__JOB__.
All of the data should be output character for character, except the pictures.

__MATERIAL PROVIDED__.
════════════════
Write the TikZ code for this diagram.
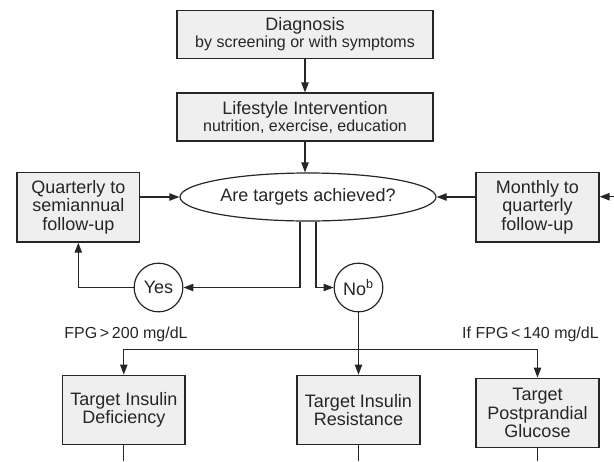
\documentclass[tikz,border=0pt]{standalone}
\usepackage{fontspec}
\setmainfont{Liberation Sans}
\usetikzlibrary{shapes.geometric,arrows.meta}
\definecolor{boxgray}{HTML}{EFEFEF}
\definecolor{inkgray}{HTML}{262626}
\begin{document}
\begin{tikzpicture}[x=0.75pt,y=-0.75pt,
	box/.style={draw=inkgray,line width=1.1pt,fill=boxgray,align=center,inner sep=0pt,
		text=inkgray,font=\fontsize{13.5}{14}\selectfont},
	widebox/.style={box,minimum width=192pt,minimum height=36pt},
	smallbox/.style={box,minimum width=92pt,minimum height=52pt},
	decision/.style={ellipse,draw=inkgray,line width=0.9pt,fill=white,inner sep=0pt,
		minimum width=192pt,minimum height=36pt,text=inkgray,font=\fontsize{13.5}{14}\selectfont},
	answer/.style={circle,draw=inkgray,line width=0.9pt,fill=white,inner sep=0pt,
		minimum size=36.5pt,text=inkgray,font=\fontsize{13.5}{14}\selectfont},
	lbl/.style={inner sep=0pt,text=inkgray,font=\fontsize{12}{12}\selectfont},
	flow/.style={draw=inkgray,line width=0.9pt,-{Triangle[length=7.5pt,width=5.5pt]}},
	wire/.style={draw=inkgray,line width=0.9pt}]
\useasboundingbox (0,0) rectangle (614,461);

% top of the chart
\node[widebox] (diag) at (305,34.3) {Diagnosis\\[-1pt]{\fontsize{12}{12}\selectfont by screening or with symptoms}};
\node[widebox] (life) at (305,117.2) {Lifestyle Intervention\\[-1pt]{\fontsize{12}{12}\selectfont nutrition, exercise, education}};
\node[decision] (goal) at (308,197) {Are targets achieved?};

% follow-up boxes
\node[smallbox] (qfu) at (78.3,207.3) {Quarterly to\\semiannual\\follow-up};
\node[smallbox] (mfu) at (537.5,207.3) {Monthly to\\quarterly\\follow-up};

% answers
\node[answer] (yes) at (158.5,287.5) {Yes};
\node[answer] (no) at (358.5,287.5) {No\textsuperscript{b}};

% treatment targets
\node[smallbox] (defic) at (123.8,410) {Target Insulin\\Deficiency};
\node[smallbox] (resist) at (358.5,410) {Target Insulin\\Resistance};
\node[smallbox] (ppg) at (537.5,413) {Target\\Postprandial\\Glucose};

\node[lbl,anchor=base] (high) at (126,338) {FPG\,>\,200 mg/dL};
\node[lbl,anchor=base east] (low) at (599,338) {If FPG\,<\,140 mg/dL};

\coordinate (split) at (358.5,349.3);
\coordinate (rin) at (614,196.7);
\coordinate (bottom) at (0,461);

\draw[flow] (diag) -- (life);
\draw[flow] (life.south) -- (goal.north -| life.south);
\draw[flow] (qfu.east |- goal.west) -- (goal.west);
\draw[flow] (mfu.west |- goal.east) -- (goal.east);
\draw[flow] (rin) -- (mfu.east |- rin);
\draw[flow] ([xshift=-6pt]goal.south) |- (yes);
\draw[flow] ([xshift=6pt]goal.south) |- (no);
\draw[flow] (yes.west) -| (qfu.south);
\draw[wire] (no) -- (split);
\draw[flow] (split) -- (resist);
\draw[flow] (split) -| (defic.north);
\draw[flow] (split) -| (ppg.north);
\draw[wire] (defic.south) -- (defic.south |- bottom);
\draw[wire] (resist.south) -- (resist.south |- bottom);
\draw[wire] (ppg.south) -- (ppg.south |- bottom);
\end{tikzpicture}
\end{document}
════════════════
__EXERCISE SOLUTION__.
Write the TikZ code for this diagram.
\documentclass[tikz,border=0pt]{standalone}
\usepackage{fontspec}
\setmainfont{Liberation Sans}
\usetikzlibrary{shapes.geometric,arrows.meta}
\definecolor{boxgray}{HTML}{EFEFEF}
\definecolor{inkgray}{HTML}{262626}
\begin{document}
\begin{tikzpicture}[x=0.75pt,y=-0.75pt,
	box/.style={draw=inkgray,line width=1.1pt,fill=boxgray,align=center,inner sep=0pt,
		text=inkgray,font=\fontsize{13.5}{14}\selectfont},
	widebox/.style={box,minimum width=192pt,minimum height=36pt},
	smallbox/.style={box,minimum width=92pt,minimum height=52pt},
	decision/.style={ellipse,draw=inkgray,line width=0.9pt,fill=white,inner sep=0pt,
		minimum width=192pt,minimum height=36pt,text=inkgray,font=\fontsize{13.5}{14}\selectfont},
	answer/.style={circle,draw=inkgray,line width=0.9pt,fill=white,inner sep=0pt,
		minimum size=36.5pt,text=inkgray,font=\fontsize{13.5}{14}\selectfont},
	lbl/.style={inner sep=0pt,text=inkgray,font=\fontsize{12}{12}\selectfont},
	flow/.style={draw=inkgray,line width=0.9pt,-{Triangle[length=7.5pt,width=5.5pt]}},
	wire/.style={draw=inkgray,line width=0.9pt}]
\useasboundingbox (0,0) rectangle (614,461);

% top of the chart
\node[widebox] (diag) at (305,34.3) {Diagnosis\\[-1pt]{\fontsize{12}{12}\selectfont by screening or with symptoms}};
\node[widebox] (life) at (305,117.2) {Lifestyle Intervention\\[-1pt]{\fontsize{12}{12}\selectfont nutrition, exercise, education}};
\node[decision] (goal) at (308,197) {Are targets achieved?};

% follow-up boxes
\node[smallbox] (qfu) at (78.3,207.3) {Quarterly to\\semiannual\\follow-up};
\node[smallbox] (mfu) at (537.5,207.3) {Monthly to\\quarterly\\follow-up};

% answers
\node[answer] (yes) at (158.5,287.5) {Yes};
\node[answer] (no) at (358.5,287.5) {No\textsuperscript{b}};

% treatment targets
\node[smallbox] (defic) at (123.8,410) {Target Insulin\\Deficiency};
\node[smallbox] (resist) at (358.5,410) {Target Insulin\\Resistance};
\node[smallbox] (ppg) at (537.5,413) {Target\\Postprandial\\Glucose};

\node[lbl,anchor=base] (high) at (126,338) {FPG\,>\,200 mg/dL};
\node[lbl,anchor=base east] (low) at (599,338) {If FPG\,<\,140 mg/dL};

\coordinate (split) at (358.5,349.3);
\coordinate (rin) at (614,196.7);
\coordinate (bottom) at (0,461);

\draw[flow] (diag) -- (life);
\draw[flow] (life.south) -- (goal.north -| life.south);
\draw[flow] (qfu.east |- goal.west) -- (goal.west);
\draw[flow] (mfu.west |- goal.east) -- (goal.east);
\draw[flow] (rin) -- (mfu.east |- rin);
\draw[flow] ([xshift=-6pt]goal.south) |- (yes);
\draw[flow] ([xshift=6pt]goal.south) |- (no);
\draw[flow] (yes.west) -| (qfu.south);
\draw[wire] (no) -- (split);
\draw[flow] (split) -- (resist);
\draw[flow] (split) -| (defic.north);
\draw[flow] (split) -| (ppg.north);
\draw[wire] (defic.south) -- (defic.south |- bottom);
\draw[wire] (resist.south) -- (resist.south |- bottom);
\draw[wire] (ppg.south) -- (ppg.south |- bottom);
\end{tikzpicture}
\end{document}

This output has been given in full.